The always-illegal city Ordinance 664 made applicants, including new-construction applicants, to establish an electric account and to track it for one year. The number of solar panels was limited to correlate with 90 percent of the kilowatts purchased from the city in the prior year.
This forced solar applicants to not only limit the size of their system, but to build it at a higher, retrofitted cost, making it hard to earn back the cost of investment within a reasonable time frame. It also squelched the cost-benefit of owning an electric vehicle and the honorable and critical desire to save the planet.
Hechler said he based his rate of return on the city’s promise that excess kilowatts produced would be bought by the city at their customer retail rate. “My rate of return has been cut in half,” Hechler said. The new ordinance has the city buying excess kilowatts at the wholesale rate, which is between 6 and 7 cents per kilowatt hour.
City Attorneys Jay Rubin and John Appel were consulted to address Hechler’s claims, Appel taking the lead. Appel wrote a letter to Swingle on Sept. 2, which was not made public.
Appel said, via conference call during the city commission Sept. 14 meeting, the city “can change its policy at any time,” and the new ordinance “does not violate any legally protected interest.”
The city will not honor its promise to the existing 80 owners; will not “grandfather them in.”
The other city commissioners agreed creating two classes of customer was too hard on the utility office, supported by Appel, who said non-solar customers could claim they are subsidizing solar-system owners and that threat was the greater liability.
Henceforth, systems will not be restricted in size and the city only has to buy excess kilowatts produced “within the city’s needs.”
The city will decide in January whether it will purchase private owners’ excess kilowatts.

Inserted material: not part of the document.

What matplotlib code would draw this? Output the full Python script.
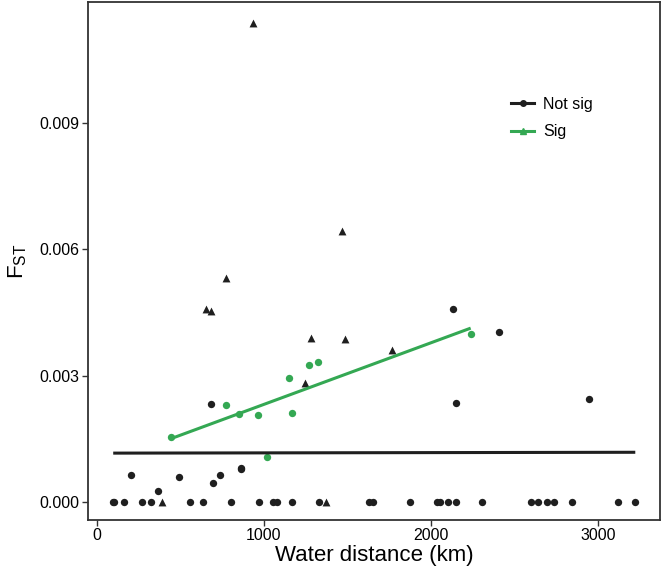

If it does buy the excess power, private owners will be paid the yearly average kilowatt-hour wholesale rate, to be calculated in January, since it fluctuates throughout the year.
Perhaps we, who have solar already should sue the city. I wonder if any of us are lawyers who the rest of us can hire.
Anybody out there?
I had a solar system installed in May. The contractor has submitted the paperwork to the City but it has gone nowhere. My permit has expired because of this delay. Meanwhile, I am paying the City for my electricity, making payments on the system and will probably owe a fee to renew the permit. I too need legal advice.
That’s awful Carol. In my opinion it’s not just this solar decision that I object to. It’s the city trying to make money off tax paying citizens.
A city should tax its citizens for what it needs to run the city. Running the city, IMO, does not include spending 1/2 million dollars yearly on a golf course and airport. Those enterprises should be encouraged by the city but in public ownership.
I don’t WANT to sue the city; I want the city government to do its job
This really shows we need new people running our city. We need to VOTE FOR A NEW MAYOR and for the others they need to do what is right for all, not just for themselves.